▶ **DESCRIPTION OF THE TASK**
Gather the lines that hold the string "with".

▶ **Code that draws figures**
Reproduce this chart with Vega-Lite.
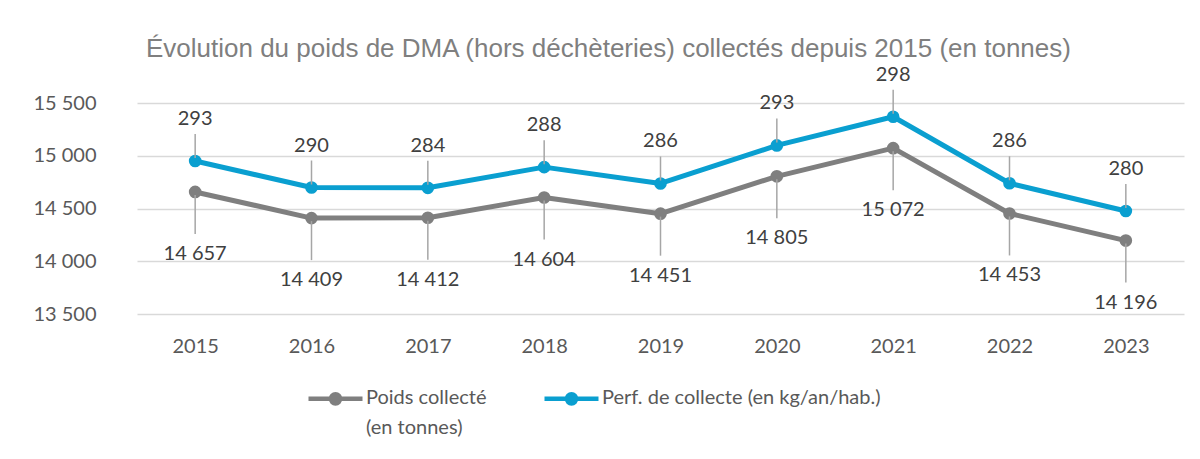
{
  "$schema": "https://vega.github.io/schema/vega-lite/v6.json",
  "autosize": "none",
  "width": 1047,
  "height": 211,
  "padding": {"left": 137, "top": 103, "right": 16, "bottom": 145},
  "background": "white",
  "title": {
    "text": "Évolution du poids de DMA (hors déchèteries) collectés depuis 2015 (en tonnes)",
    "font": "Liberation Sans Narrow, Arial Narrow, Liberation Sans",
    "fontSize": 26,
    "fontWeight": "normal",
    "color": "#7f7f7f",
    "anchor": "middle",
    "frame": "bounds",
    "baseline": "alphabetic",
    "offset": -18,
    "dx": 0
  },
  "data": {
    "values": [
      {"annee": "2015", "serie": "Poids collecté (en tonnes)", "valeur": 14657},
      {"annee": "2016", "serie": "Poids collecté (en tonnes)", "valeur": 14409},
      {"annee": "2017", "serie": "Poids collecté (en tonnes)", "valeur": 14412},
      {"annee": "2018", "serie": "Poids collecté (en tonnes)", "valeur": 14604},
      {"annee": "2019", "serie": "Poids collecté (en tonnes)", "valeur": 14451},
      {"annee": "2020", "serie": "Poids collecté (en tonnes)", "valeur": 14805},
      {"annee": "2021", "serie": "Poids collecté (en tonnes)", "valeur": 15072},
      {"annee": "2022", "serie": "Poids collecté (en tonnes)", "valeur": 14453},
      {"annee": "2023", "serie": "Poids collecté (en tonnes)", "valeur": 14196},
      {"annee": "2015", "serie": "Perf. de collecte (en kg/an/hab.)", "valeur": 293},
      {"annee": "2016", "serie": "Perf. de collecte (en kg/an/hab.)", "valeur": 290},
      {"annee": "2017", "serie": "Perf. de collecte (en kg/an/hab.)", "valeur": 284},
      {"annee": "2018", "serie": "Perf. de collecte (en kg/an/hab.)", "valeur": 288},
      {"annee": "2019", "serie": "Perf. de collecte (en kg/an/hab.)", "valeur": 286},
      {"annee": "2020", "serie": "Perf. de collecte (en kg/an/hab.)", "valeur": 293},
      {"annee": "2021", "serie": "Perf. de collecte (en kg/an/hab.)", "valeur": 298},
      {"annee": "2022", "serie": "Perf. de collecte (en kg/an/hab.)", "valeur": 286},
      {"annee": "2023", "serie": "Perf. de collecte (en kg/an/hab.)", "valeur": 280}
    ]
  },
  "transform": [
    {"stack": "valeur", "groupby": ["annee"], "sort": [{"field": "serie", "order": "descending"}], "as": ["y0", "y1"]}
  ],
  "encoding": {
    "x": {
      "field": "annee", "type": "ordinal",
      "scale": {"type": "point", "padding": 0.5},
      "axis": {"title": null, "labelAngle": 0, "domain": false, "ticks": false, "grid": false,
               "labelPadding": 22, "labelFontSize": 20, "labelColor": "#595959", "labelFont": "Lato"}
    },
    "y": {
      "field": "y1", "type": "quantitative",
      "scale": {"domain": [13500, 15500], "nice": false, "zero": false},
      "axis": {"title": null, "values": [13500, 14000, 14500, 15000, 15500], "format": ",d",
               "domain": false, "ticks": false, "grid": true, "gridColor": "#d9d9d9", "gridWidth": 1.5,
               "labelPadding": 41, "labelFontSize": 20, "labelColor": "#595959", "labelFont": "Lato"}
    }
  },
  "layer": [
    {
      "mark": {"type": "line", "strokeWidth": 5, "strokeCap": "round", "strokeJoin": "round"},
      "encoding": {
        "color": {
          "field": "serie", "type": "nominal",
          "scale": {"domain": ["Poids collecté (en tonnes)", "Perf. de collecte (en kg/an/hab.)"], "range": ["#7f7f7f", "#0a9fd0"]},
          "legend": {
            "title": null, "orient": "none", "direction": "horizontal", "legendX": 169, "legendY": 255,
            "symbolType": "M-1,0.41L1,0.41M-0.17,0.41A0.17,0.17,0,1,0,0.17,0.41A0.17,0.17,0,1,0,-0.17,0.41Z",
            "symbolSize": 2916, "symbolStrokeWidth": 4.5,
            "labelFontSize": 20, "labelFont": "Lato", "labelColor": "#595959", "labelBaseline": "top",
            "labelOffset": 1, "columnPadding": 48, "padding": 0, "labelLimit": 400,
            "labelExpr": "datum.label == 'Poids collecté (en tonnes)' ? ['Poids collecté', '(en tonnes)'] : [datum.label, ' ']"
          }
        }
      }
    },
    {
      "mark": {"type": "point", "filled": true, "size": 160, "opacity": 1},
      "encoding": {
        "color": {
          "field": "serie", "type": "nominal",
          "scale": {"domain": ["Poids collecté (en tonnes)", "Perf. de collecte (en kg/an/hab.)"], "range": ["#7f7f7f", "#0a9fd0"]},
          "legend": {
            "title": null, "orient": "none", "direction": "horizontal", "legendX": 169, "legendY": 255,
            "symbolType": "M-1,0.41L1,0.41M-0.17,0.41A0.17,0.17,0,1,0,0.17,0.41A0.17,0.17,0,1,0,-0.17,0.41Z",
            "symbolSize": 2916, "symbolStrokeWidth": 4.5,
            "labelFontSize": 20, "labelFont": "Lato", "labelColor": "#595959", "labelBaseline": "top",
            "labelOffset": 1, "columnPadding": 48, "padding": 0, "labelLimit": 400,
            "labelExpr": "datum.label == 'Poids collecté (en tonnes)' ? ['Poids collecté', '(en tonnes)'] : [datum.label, ' ']"
          }
        }
      }
    },
    {
      "transform": [{"filter": "datum.serie == 'Perf. de collecte (en kg/an/hab.)'"}],
      "mark": {"type": "rule", "color": "#a6a6a6", "strokeWidth": 1.5, "y2Offset": -27, "yOffset": -3},
      "encoding": {"y2": {"field": "y1"}}
    },
    {
      "transform": [{"filter": "datum.serie == 'Poids collecté (en tonnes)'"}],
      "mark": {"type": "rule", "color": "#a6a6a6", "strokeWidth": 1.5, "y2Offset": 42, "yOffset": 3},
      "encoding": {"y2": {"field": "y1"}}
    },
    {
      "transform": [{"filter": "datum.serie == 'Perf. de collecte (en kg/an/hab.)'"}],
      "mark": {"type": "text", "dy": -42, "fontSize": 20, "font": "Lato", "color": "#404040", "baseline": "middle"},
      "encoding": {"text": {"field": "valeur", "type": "quantitative", "format": ",d"}}
    },
    {
      "transform": [{"filter": "datum.serie == 'Poids collecté (en tonnes)'"}],
      "mark": {"type": "text", "dy": 62, "fontSize": 20, "font": "Lato", "color": "#404040", "baseline": "middle"},
      "encoding": {"text": {"field": "valeur", "type": "quantitative", "format": ",d"}}
    }
  ],
  "config": {
    "view": {"stroke": null},
    "style": {"guide-label": {"lineHeight": 30}},
    "locale": {"number": {"decimal": ",", "thousands": " ", "grouping": [3], "currency": ["", " €"]}}
  }
}
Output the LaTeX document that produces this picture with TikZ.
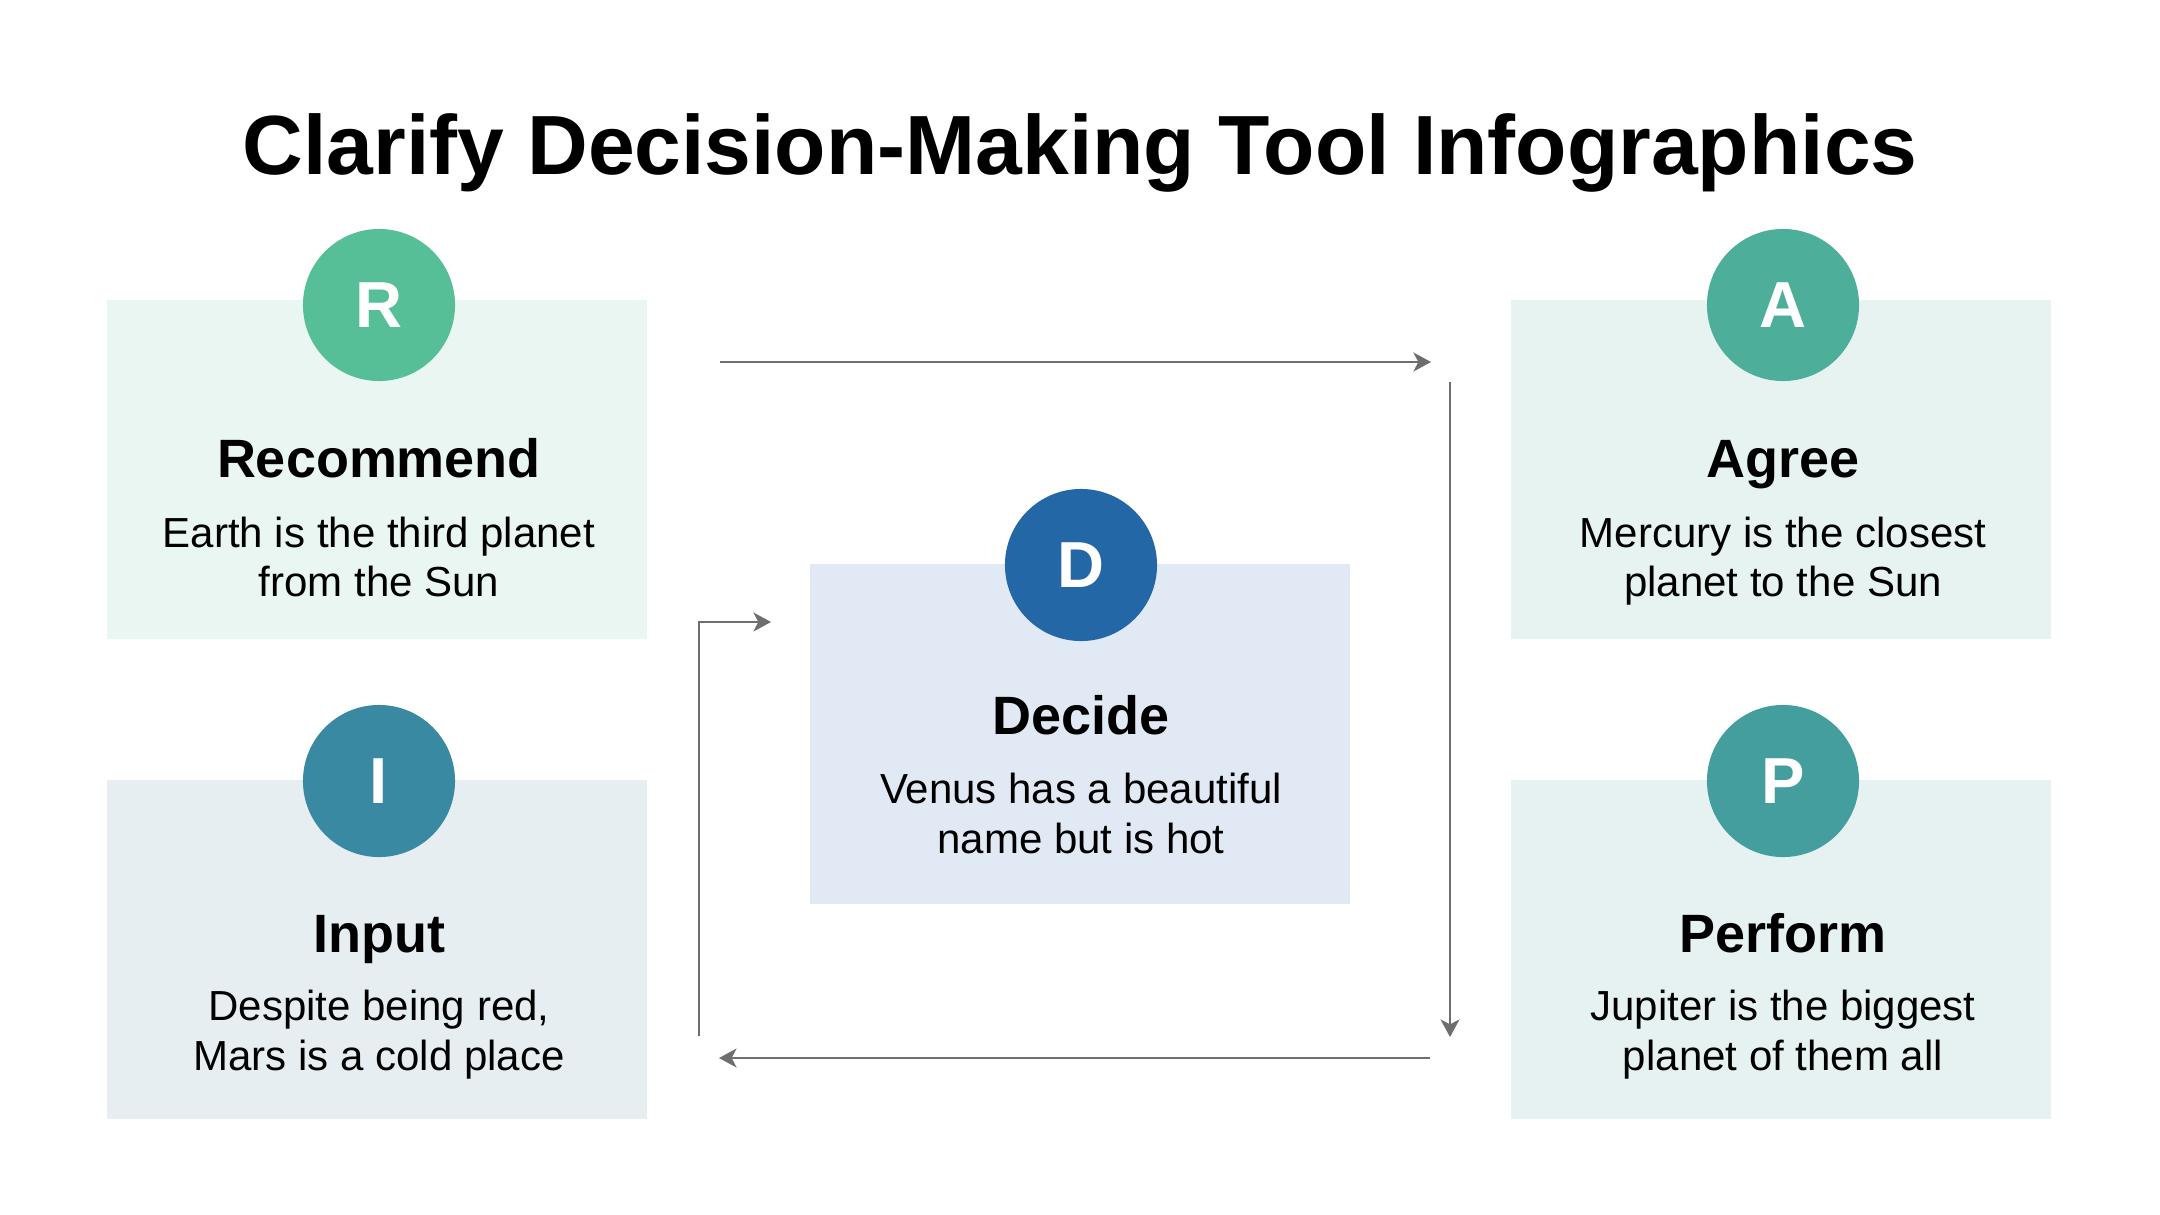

▶ **EXERCISE ANSWER**
Reproduce this chart with Vega-Lite.
Output the LaTeX document that produces this picture with TikZ.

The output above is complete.